BGB § 613a Abs. 1; BetrAVG § 2 Abs. 5, § 7 Abs. 2; InsO §§ 45, 191 Abs. 1, § 198; RL 2001/23/EG Art. 5; RL 2008/94/EG Art. 8

 

Verfahrensgang

ArbG Solingen (Entscheidung vom 24.05.2016; Aktenzeichen 2 Ca 1812/15 lev)

 

Nachgehend

BAG (Urteil vom 26.01.2021; Aktenzeichen 3 AZR 139/17)

 

Tenor

  • I.

    Auf die Berufung des Klägers wird das Urteil des Arbeitsgerichts Solingen vom 24.05.2016 - AZ. 2 Ca 1812/15 lev - teilweise abgeändert.
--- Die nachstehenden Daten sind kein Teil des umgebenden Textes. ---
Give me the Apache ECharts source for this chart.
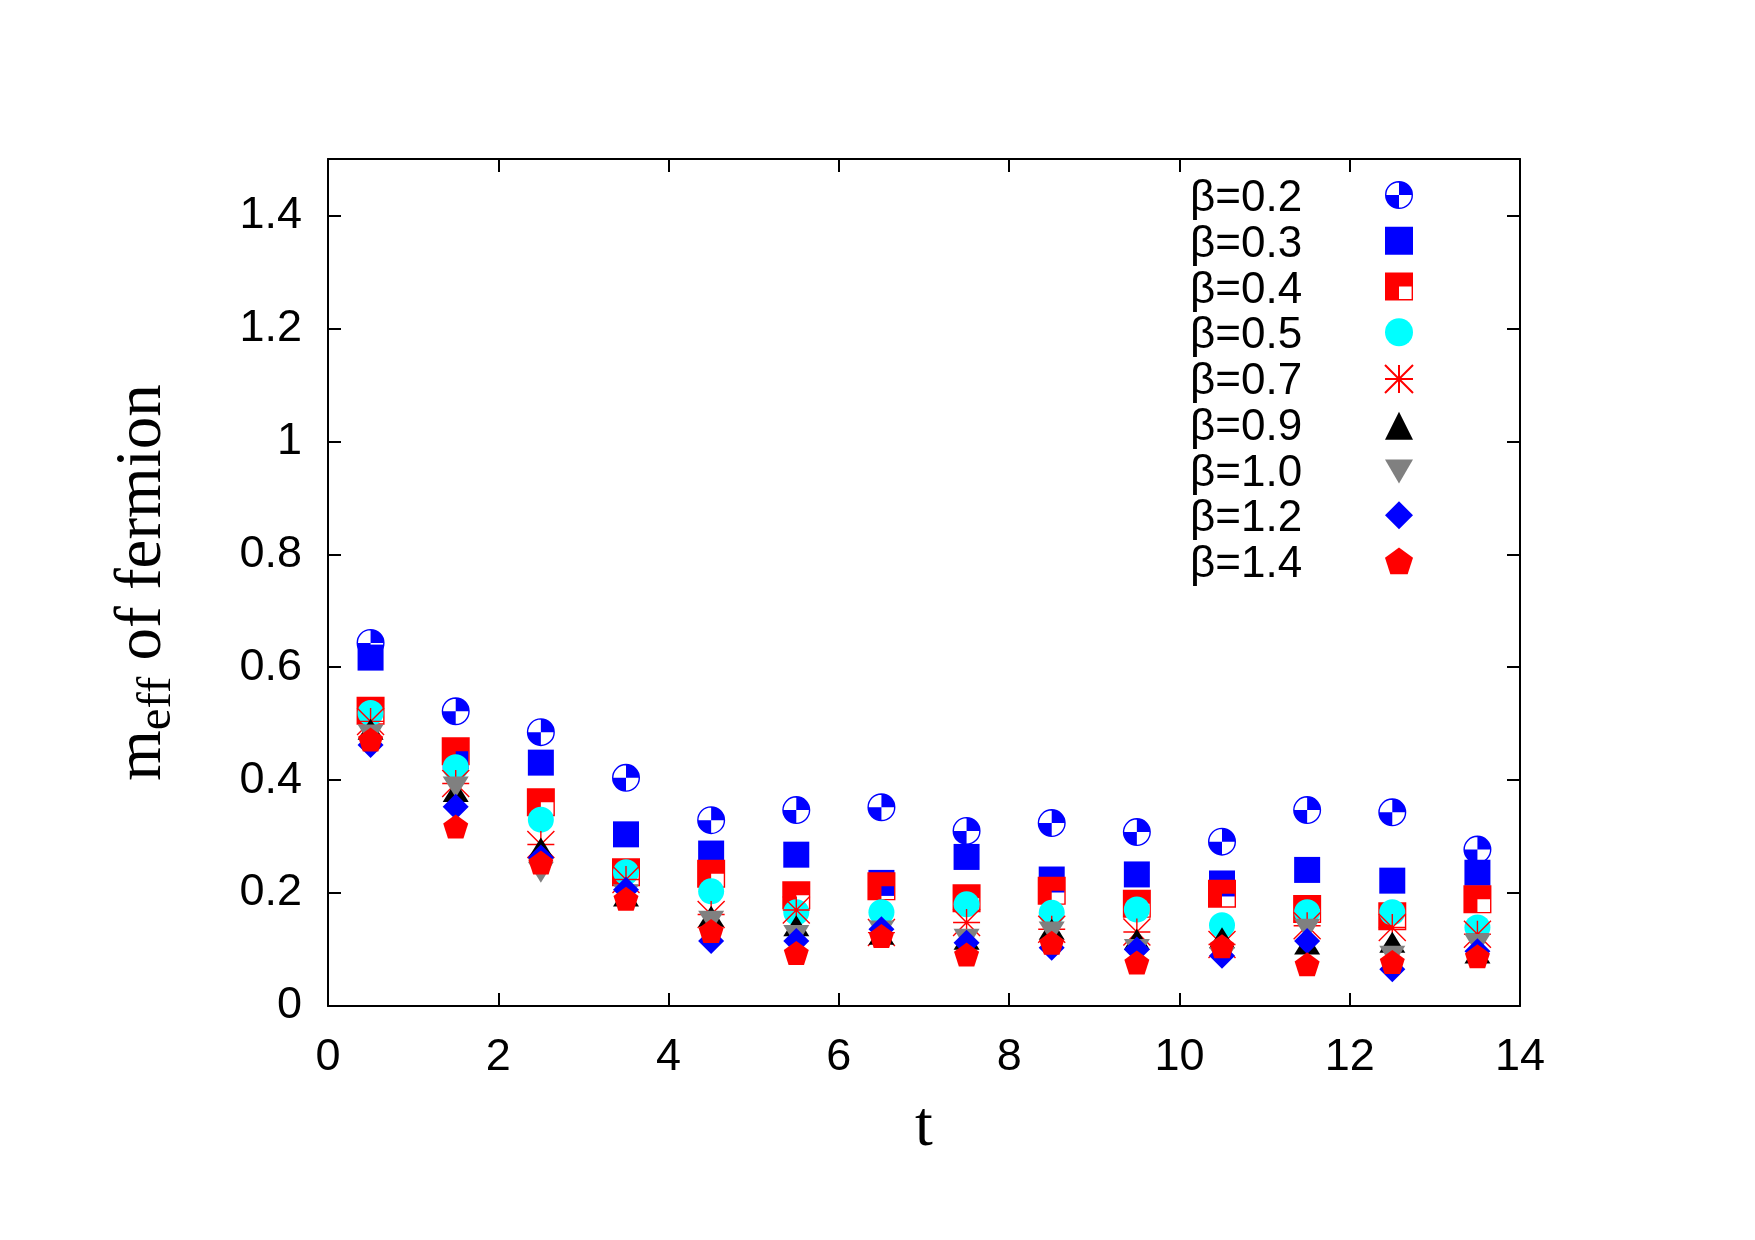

    1. Die Beklagte wird verurteilt, an den Kläger 58,08 EUR nebst Zinsen in Höhe von fünf Prozentpunkten über dem jeweiligen Basiszinssatz seit dem 13.08.2016 zu zahlen.
    2. Es wird festgestellt, dass die Beklagte verpflichtet ist, an den Kläger monatlich ab dem 01.04.2016 neben den mit Schreiben vom 30.07.2015 zugesagten 145,03 EUR weitere 7,26 EUR Altersrente zu zahlen.
  • II.

    Die weitergehende Berufung des Klägers wird zurückgewiesen.

  • III.

    Die Kosten des Rechtsstreits werden der Beklagten zu 7% und dem Kläger zu 93% auferlegt.

  • IV.

    Die Revision wird für beide Parteien zugelassen.

 

Tatbestand

Die Parteien streiten über die Höhe der vom Arbeitgeber zu tragenden Betriebsrente des Klägers.

Der am 25.03.1950 geborene Kläger war seit dem 01.10.1968 bei der U. GmbH (im Folgenden T-GmbH) beschäftigt. Auf das Arbeitsverhältnis war die Gesamtbetriebsvereinbarung "Pensionsordnung für Betriebsangehörige der Firma U. GmbH, M." vom 28.09.1979 (im Folgenden PO 1979) anwendbar.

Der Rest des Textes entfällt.